- [Extracted material]

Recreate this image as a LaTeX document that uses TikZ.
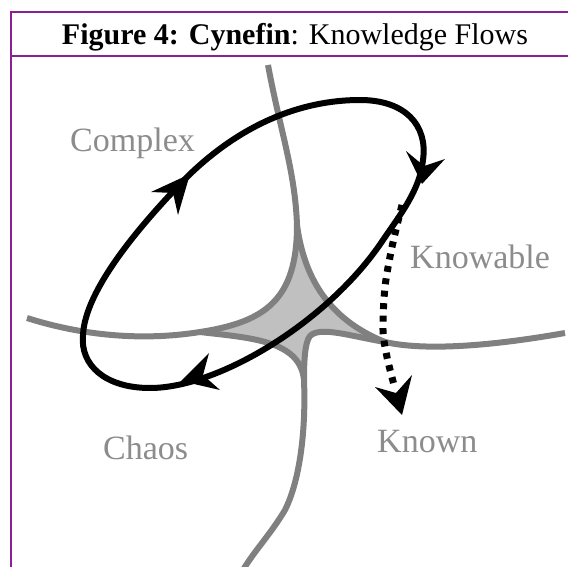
* * *
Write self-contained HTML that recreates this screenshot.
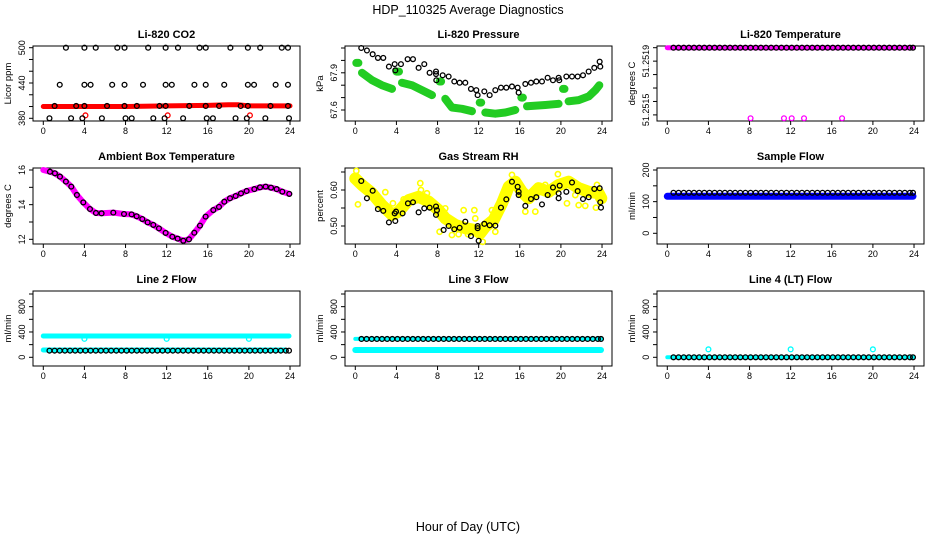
...
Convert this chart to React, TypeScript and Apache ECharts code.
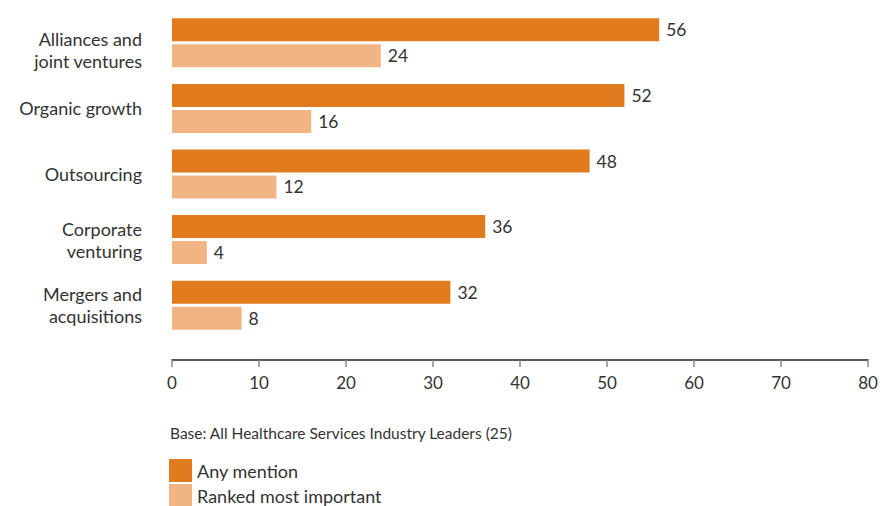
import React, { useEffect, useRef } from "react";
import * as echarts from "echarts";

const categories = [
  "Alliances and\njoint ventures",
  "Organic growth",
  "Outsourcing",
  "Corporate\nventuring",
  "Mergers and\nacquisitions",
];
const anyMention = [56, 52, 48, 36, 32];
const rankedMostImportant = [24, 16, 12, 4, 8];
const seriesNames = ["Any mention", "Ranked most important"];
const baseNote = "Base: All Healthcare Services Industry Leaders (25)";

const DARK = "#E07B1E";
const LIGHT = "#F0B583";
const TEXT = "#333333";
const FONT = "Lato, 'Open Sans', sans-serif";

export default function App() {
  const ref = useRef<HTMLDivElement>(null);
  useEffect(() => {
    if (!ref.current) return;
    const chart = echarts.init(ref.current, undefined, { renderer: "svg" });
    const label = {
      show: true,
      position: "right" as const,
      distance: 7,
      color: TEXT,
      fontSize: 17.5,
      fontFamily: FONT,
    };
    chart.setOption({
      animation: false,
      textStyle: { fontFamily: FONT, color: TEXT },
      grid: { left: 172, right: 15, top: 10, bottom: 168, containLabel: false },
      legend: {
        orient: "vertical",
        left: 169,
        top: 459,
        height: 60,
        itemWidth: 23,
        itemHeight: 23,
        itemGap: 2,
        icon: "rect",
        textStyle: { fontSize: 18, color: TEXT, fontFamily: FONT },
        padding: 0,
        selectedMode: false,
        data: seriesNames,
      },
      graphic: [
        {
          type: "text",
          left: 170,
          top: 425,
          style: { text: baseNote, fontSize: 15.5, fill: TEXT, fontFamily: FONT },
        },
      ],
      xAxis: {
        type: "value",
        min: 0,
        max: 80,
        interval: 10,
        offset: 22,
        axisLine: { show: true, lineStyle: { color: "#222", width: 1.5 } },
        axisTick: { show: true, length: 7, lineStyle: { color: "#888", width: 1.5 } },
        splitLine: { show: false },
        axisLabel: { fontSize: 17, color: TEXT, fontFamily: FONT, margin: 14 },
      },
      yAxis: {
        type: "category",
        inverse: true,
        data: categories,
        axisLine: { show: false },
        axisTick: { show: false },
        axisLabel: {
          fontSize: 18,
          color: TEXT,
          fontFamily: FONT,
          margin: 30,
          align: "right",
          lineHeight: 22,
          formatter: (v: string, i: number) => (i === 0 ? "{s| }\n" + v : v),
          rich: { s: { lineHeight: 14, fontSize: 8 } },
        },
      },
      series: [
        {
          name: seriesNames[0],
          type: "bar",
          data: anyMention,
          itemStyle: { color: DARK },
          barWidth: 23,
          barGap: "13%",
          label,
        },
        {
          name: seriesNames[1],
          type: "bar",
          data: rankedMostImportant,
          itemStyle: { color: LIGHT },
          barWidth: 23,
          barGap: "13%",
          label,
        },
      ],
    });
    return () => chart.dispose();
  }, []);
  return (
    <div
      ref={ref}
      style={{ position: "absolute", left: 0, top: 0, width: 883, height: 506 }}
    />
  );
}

- [Task prompt]
In the listing above, find the line with "Convert this chart" and the line with "import * as". Set down exactly those lines and everything between them, skipping pictures.

- [Answer to the exercise]
Convert this chart to React, TypeScript and Apache ECharts code.
import React, { useEffect, useRef } from "react";
import * as echarts from "echarts";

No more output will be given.